(Records from a dataset)
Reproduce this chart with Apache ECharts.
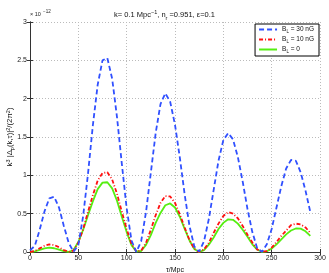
<!DOCTYPE html>
<html><head><meta charset="utf-8">
<script src="https://cdn.jsdelivr.net/npm/echarts@6/dist/echarts.min.js"></script>
<style>html,body{margin:0;padding:0;background:#fff}#c{width:329px;height:273px}</style>
</head><body><div id="c"></div>
<script>
const tau = [0,5,10,15,20,25,30,35,40,45,50,55,60,65,70,75,80,85,90,95,100,105,110,115,120,125,130,135,140,145,150,155,160,165,170,175,180,185,190,195,200,205,210,215,220,225,230,235,240,245,250,255,260,265,270,275,280,285,290];
const blue30 = [0.02,0.08,0.29,0.53,0.70,0.72,0.58,0.34,0.12,0.004,0.09,0.47,1.02,1.65,2.18,2.50,2.53,2.26,1.76,1.15,0.57,0.15,0.0,0.14,0.52,1.035,1.55,1.93,2.07,1.96,1.66,1.23,0.75,0.34,0.07,0.004,0.14,0.43,0.81,1.19,1.46,1.55,1.47,1.24,0.92,0.56,0.26,0.05,0.003,0.10,0.30,0.58,0.86,1.09,1.20,1.19,1.04,0.80,0.52];
const red10 = [0.0,0.013,0.047,0.081,0.099,0.091,0.062,0.025,0.002,0.018,0.12,0.30,0.525,0.74,0.93,1.03,1.04,0.945,0.76,0.525,0.30,0.105,0.009,0.018,0.12,0.29,0.48,0.64,0.73,0.725,0.64,0.49,0.32,0.155,0.04,0.0,0.033,0.12,0.25,0.37,0.47,0.52,0.50,0.44,0.34,0.225,0.125,0.034,0.001,0.012,0.057,0.13,0.21,0.28,0.35,0.37,0.36,0.32,0.25];
const green0 = [0.0,0.008,0.028,0.048,0.056,0.049,0.030,0.011,0.0003,0.026,0.13,0.29,0.48,0.66,0.82,0.905,0.91,0.83,0.67,0.46,0.26,0.09,0.007,0.013,0.093,0.22,0.38,0.51,0.61,0.633,0.58,0.46,0.30,0.15,0.039,0.0,0.025,0.095,0.19,0.30,0.38,0.426,0.42,0.37,0.29,0.20,0.10,0.032,0.001,0.009,0.044,0.10,0.165,0.23,0.28,0.307,0.305,0.27,0.21];
const seriesNames = ['B_L = 30 nG','B_L = 10 nG','B_L = 0'];
const xTicks = [0,50,100,150,200,250,300];
const yTicks = [0,0.5,1,1.5,2,2.5,3];

const pair = arr => tau.map((t,i)=>[t,arr[i]]);
const chart = echarts.init(document.getElementById('c'));
const FF = 'Liberation Sans, Arial, sans-serif';
const tickStyle = {fontSize:7, color:'#222', fontFamily:FF};
const frame = {show:true, lineStyle:{color:'#333', width:1}};
chart.setOption({
  animation:false,
  title:{
    text:'{a|k= 0.1 Mpc}{sup|−1}{a|, n}{sub|r}{a| =0.951, ε=0.1}',
    left:'center', top:4,
    textStyle:{fontWeight:'normal', rich:{
      a:{fontSize:7.5,fontFamily:FF,color:'#111',fontWeight:'normal'},
      sup:{fontSize:5.5,fontFamily:FF,color:'#111',fontWeight:'normal',verticalAlign:'bottom',padding:[0,0,6,0]},
      sub:{fontSize:5.5,fontFamily:FF,color:'#111',fontWeight:'normal',verticalAlign:'top',padding:[6,0,0,0]}
    }}
  },
  graphic:[{
    type:'text', left:30, top:11,
    style:{text:'× 10', fontSize:5.5, fontFamily:FF, fill:'#222'}
  },{
    type:'text', left:43, top:9,
    style:{text:'−12', fontSize:4.5, fontFamily:FF, fill:'#222'}
  },{
    type:'text', x:10, y:137, rotation:Math.PI/2,
    style:{
      text:'{a|k}{sup|3}{a| |Δ}{sub|p}{a|(k,τ)|}{sup|2}{a|/(2π}{sup|2}{a|)}',
      align:'center', verticalAlign:'middle',
      rich:{
        a:{fontSize:7.8,fontFamily:FF,fill:'#111'},
        sup:{fontSize:5.5,fontFamily:FF,fill:'#111',verticalAlign:'bottom',padding:[0,0,4,0]},
        sub:{fontSize:5.5,fontFamily:FF,fill:'#111',verticalAlign:'top',padding:[4,0,0,0]}
      }
    }
  }],
  legend:{
    show:true, right:10, top:24, orient:'vertical',
    borderColor:'#000', borderWidth:1, backgroundColor:'#fff', borderRadius:0,
    padding:[2,5,2,3], itemGap:2, itemWidth:18, itemHeight:6,
    itemStyle:{color:'transparent', borderWidth:0},
    data:seriesNames,
    formatter: n => '{a|B}{s|L}{a|' + n.slice(3) + '}',
    textStyle:{fontSize:6.5, color:'#111', rich:{
      a:{fontSize:6.5,fontFamily:FF,color:'#111'},
      s:{fontSize:4.5,fontFamily:FF,color:'#111',verticalAlign:'top',padding:[4,0,0,0]}
    }}
  },
  grid:{left:30, right:9, top:22, bottom:21, containLabel:false, outerBoundsMode:'none'},
  xAxis:[{
    type:'value', min:0, max:300, interval:50,
    name:'τ/Mpc', nameLocation:'middle', nameGap:9,
    nameTextStyle:{fontSize:7,fontFamily:FF,color:'#111'},
    axisLine:frame, axisTick:{show:true, inside:true, length:3, lineStyle:{color:'#333'}},
    axisLabel:Object.assign({margin:3, formatter:v=>xTicks.includes(v)?String(v):''},tickStyle),
    splitLine:{show:true, lineStyle:{color:'#bbb', type:[1,2], width:1}}
  },{
    type:'value', min:0, max:300, interval:50, position:'top',
    axisLine:frame, axisTick:{show:true, inside:true, length:3, lineStyle:{color:'#333'}},
    axisLabel:{show:false}, splitLine:{show:false}
  }],
  yAxis:[{
    type:'value', min:0, max:3, interval:0.5,
    axisLine:frame, axisTick:{show:true, inside:true, length:3, lineStyle:{color:'#333'}},
    axisLabel:Object.assign({margin:3, formatter:v=>yTicks.includes(v)?String(v):''},tickStyle),
    splitLine:{show:true, lineStyle:{color:'#bbb', type:[1,2], width:1}}
  },{
    type:'value', min:0, max:3, interval:0.5, position:'right',
    axisLine:frame, axisTick:{show:true, inside:true, length:3, lineStyle:{color:'#333'}},
    axisLabel:{show:false}, splitLine:{show:false}
  }],
  series:[{
    name:seriesNames[0], type:'line', data:pair(blue30), showSymbol:false, symbol:'none',
    smooth:false, color:'#3050ff',
    lineStyle:{color:'#3050ff', width:1.8, type:[5,3]}, z:3
  },{
    name:seriesNames[1], type:'line', data:pair(red10), showSymbol:false, symbol:'none',
    smooth:false, color:'#ff1010',
    lineStyle:{color:'#ff1010', width:1.8, type:[4,2,1,2]}, z:2
  },{
    name:seriesNames[2], type:'line', data:pair(green0), showSymbol:false, symbol:'none',
    smooth:false, color:'#55ee11',
    lineStyle:{color:'#55ee11', width:1.8}, z:1
  }]
});
</script></body></html>
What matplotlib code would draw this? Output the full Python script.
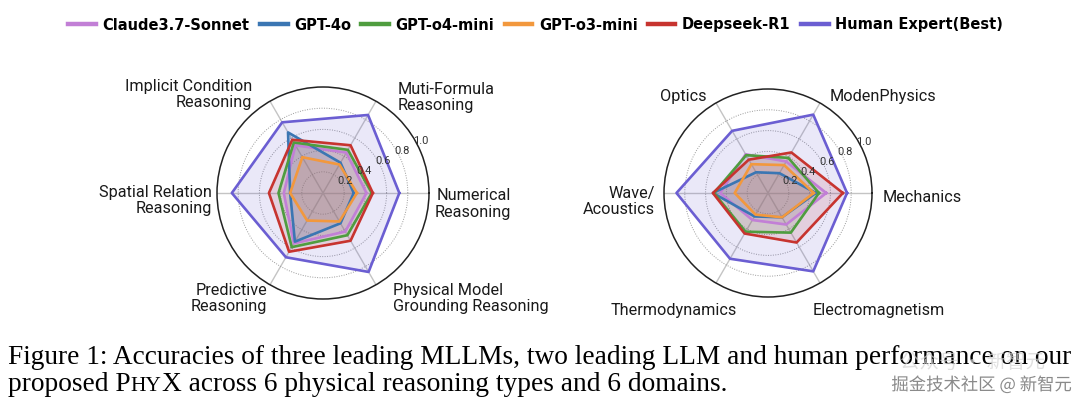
import numpy as np
import matplotlib
matplotlib.use("Agg")
import matplotlib.pyplot as plt
import matplotlib.patheffects as pe
from matplotlib.lines import Line2D

# ---- data ----
models = ["Claude3.7-Sonnet", "GPT-4o", "GPT-o4-mini", "GPT-o3-mini", "Deepseek-R1", "Human Expert(Best)"]
colors = ["#c27fd6", "#3b76b3", "#4f9d3f", "#f2983d", "#c7342f", "#6b5ed2"]

reasoning_types = ["Numerical\nReasoning", "Muti-Formula\nReasoning", "Implicit Condition\nReasoning",
                   "Spatial Relation\nReasoning", "Predictive\nReasoning", "Physical Model\nGrounding Reasoning"]
claude_types = [0.41, 0.44, 0.52, 0.37, 0.55, 0.42]
gpt4o_types = [0.29, 0.33, 0.66, 0.31, 0.53, 0.33]
o4mini_types = [0.46, 0.47, 0.55, 0.42, 0.59, 0.46]
o3mini_types = [0.32, 0.31, 0.39, 0.31, 0.30, 0.31]
r1_types = [0.47, 0.52, 0.58, 0.51, 0.64, 0.52]
human_types = [0.72, 0.85, 0.77, 0.86, 0.70, 0.86]

domains = ["Mechanics", "ModenPhysics", "Optics", "Wave/\nAcoustics", "Thermodynamics", "Electromagnetism"]
claude_domains = [0.56, 0.35, 0.43, 0.46, 0.30, 0.35]
gpt4o_domains = [0.46, 0.22, 0.23, 0.53, 0.26, 0.27]
o4mini_domains = [0.49, 0.39, 0.42, 0.52, 0.43, 0.44]
o3mini_domains = [0.44, 0.31, 0.32, 0.32, 0.24, 0.27]
r1_domains = [0.72, 0.45, 0.37, 0.53, 0.45, 0.55]
human_domains = [0.76, 0.87, 0.69, 0.88, 0.73, 0.87]

rticks = [0.2, 0.4, 0.6, 0.8, 1.0]

type_series = [claude_types, gpt4o_types, o4mini_types, o3mini_types, r1_types, human_types]
domain_series = [claude_domains, gpt4o_domains, o4mini_domains, o3mini_domains, r1_domains, human_domains]

# label anchors: (angle deg, radius, ha, va, multialignment)
type_label_pos = [(-5.6, 1.06, "left", "center", "right"),
                  (46.8, 1.035, "left", "bottom", "left"),
                  (130.5, 1.03, "right", "bottom", "right"),
                  (183.9, 1.05, "right", "center", "right"),
                  (238.1, 1.0, "right", "top", "right"),
                  (-52.1, 1.075, "left", "top", "left")]
domain_label_pos = [(-2.0, 1.106, "left", "center", "left"),
                    (55.1, 1.04, "left", "bottom", "left"),
                    (124.4, 1.04, "right", "bottom", "right"),
                    (184.3, 1.09, "right", "center", "right"),
                    (254.3, 1.10, "right", "top", "right"),
                    (-67.8, 1.14, "left", "top", "left")]

W, H = 1080, 411
fig = plt.figure(figsize=(W / 100, H / 100), dpi=100)


def radar(rect, labels, series, label_pos):
    ax = fig.add_axes(rect, projection="polar")
    angles = np.deg2rad(np.arange(0, 360, 60))
    closed = np.append(angles, angles[0])
    for vals, c in zip(series, colors):
        v = np.append(vals, vals[0])
        ax.fill(closed, v, color=c, alpha=0.14, zorder=2)
        ax.plot(closed, v, color=c, lw=1.9, zorder=3)
    ax.set_ylim(0, 1)
    ax.set_thetagrids(np.degrees(angles), [""] * 6)
    ax.set_rgrids(rticks[:-1], [""] * 4)
    ax.xaxis.grid(True, color="#c4c4c4", lw=1.0, ls="-")
    ax.yaxis.grid(True, color="#9a9a9a", lw=0.7, ls=(0, (1, 1.5)))
    ax.spines["polar"].set_color("#222222")
    ax.spines["polar"].set_linewidth(1.1)
    ax.tick_params(pad=0, length=0)
    for t in rticks:
        ax.text(np.deg2rad(28), t + 0.04, f"{t:.1f}", fontsize=8, color="#333333",
                ha="center", va="center", family="Roboto", zorder=5)
    for lab, (a, r, ha, va, ma) in zip(labels, label_pos):
        ax.text(np.deg2rad(a), r, lab, ha=ha, va=va, multialignment=ma,
                fontsize=11.7, family="Roboto", color="#1a1a1a", linespacing=1.1,
                clip_on=False)
    return ax


radar([217 / W, 1 - 299 / H, 212 / W, 212 / H], reasoning_types, type_series, type_label_pos)
radar([664 / W, 1 - 297 / H, 208 / W, 208 / H], domains, domain_series, domain_label_pos)

# legend
handles = [Line2D([0], [0], color=c, lw=3.2) for c in colors]
fig.legend(handles, models, loc="center", bbox_to_anchor=(0.496, 1 - 25 / H), ncol=6,
           frameon=False, prop={"family": "DejaVu Sans", "weight": "bold", "size": 10.5},
           handlelength=1.9, handletextpad=0.45, columnspacing=0.7)

# caption
serif = "Liberation Serif"
fs = 19.7
fig.text(8 / W, 1 - 364 / H, "Figure 1: Accuracies of three leading MLLMs, two leading LLM and human performance on our",
         family=serif, fontsize=fs, ha="left", va="baseline")

fig.canvas.draw()
renderer = fig.canvas.get_renderer()
x = 8
pieces = [("proposed P", fs), ("HY", fs * 0.78), ("X across 6 physical reasoning types and 6 domains.", fs)]
for txt, size in pieces:
    t = fig.text(x / W, 1 - 391 / H, txt, family=serif, fontsize=size, ha="left", va="baseline")
    x += t.get_window_extent(renderer).width

# watermark
cjk = ["Noto Sans CJK SC", "DejaVu Sans"]
fig.text(1045 / W, 1 - 362 / H, "公众号 · 新智元", family=cjk, fontsize=14, color="#d4d4d4",
         ha="right", va="center", alpha=0.7, zorder=5)
fig.text(1072 / W, 1 - 385 / H, "掘金技术社区 @ 新智元", family=cjk, fontsize=12.5, color="#8a8a8a",
         ha="right", va="center", zorder=6,
         path_effects=[pe.withStroke(linewidth=2.5, foreground="white")])

fig.savefig("out.png", dpi=100)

> _Stated problem_: Output word for word the lines running from the one containing "What matplotlib code" to the one containing "rticks = [0.2, 0.4, 0.6, 0.8, 1.0]", both included, leaving out the pictures.

> _Final result_:
What matplotlib code would draw this? Output the full Python script.
import numpy as np
import matplotlib
matplotlib.use("Agg")
import matplotlib.pyplot as plt
import matplotlib.patheffects as pe
from matplotlib.lines import Line2D

# ---- data ----
models = ["Claude3.7-Sonnet", "GPT-4o", "GPT-o4-mini", "GPT-o3-mini", "Deepseek-R1", "Human Expert(Best)"]
colors = ["#c27fd6", "#3b76b3", "#4f9d3f", "#f2983d", "#c7342f", "#6b5ed2"]

reasoning_types = ["Numerical\nReasoning", "Muti-Formula\nReasoning", "Implicit Condition\nReasoning",
                   "Spatial Relation\nReasoning", "Predictive\nReasoning", "Physical Model\nGrounding Reasoning"]
claude_types = [0.41, 0.44, 0.52, 0.37, 0.55, 0.42]
gpt4o_types = [0.29, 0.33, 0.66, 0.31, 0.53, 0.33]
o4mini_types = [0.46, 0.47, 0.55, 0.42, 0.59, 0.46]
o3mini_types = [0.32, 0.31, 0.39, 0.31, 0.30, 0.31]
r1_types = [0.47, 0.52, 0.58, 0.51, 0.64, 0.52]
human_types = [0.72, 0.85, 0.77, 0.86, 0.70, 0.86]

domains = ["Mechanics", "ModenPhysics", "Optics", "Wave/\nAcoustics", "Thermodynamics", "Electromagnetism"]
claude_domains = [0.56, 0.35, 0.43, 0.46, 0.30, 0.35]
gpt4o_domains = [0.46, 0.22, 0.23, 0.53, 0.26, 0.27]
o4mini_domains = [0.49, 0.39, 0.42, 0.52, 0.43, 0.44]
o3mini_domains = [0.44, 0.31, 0.32, 0.32, 0.24, 0.27]
r1_domains = [0.72, 0.45, 0.37, 0.53, 0.45, 0.55]
human_domains = [0.76, 0.87, 0.69, 0.88, 0.73, 0.87]

rticks = [0.2, 0.4, 0.6, 0.8, 1.0]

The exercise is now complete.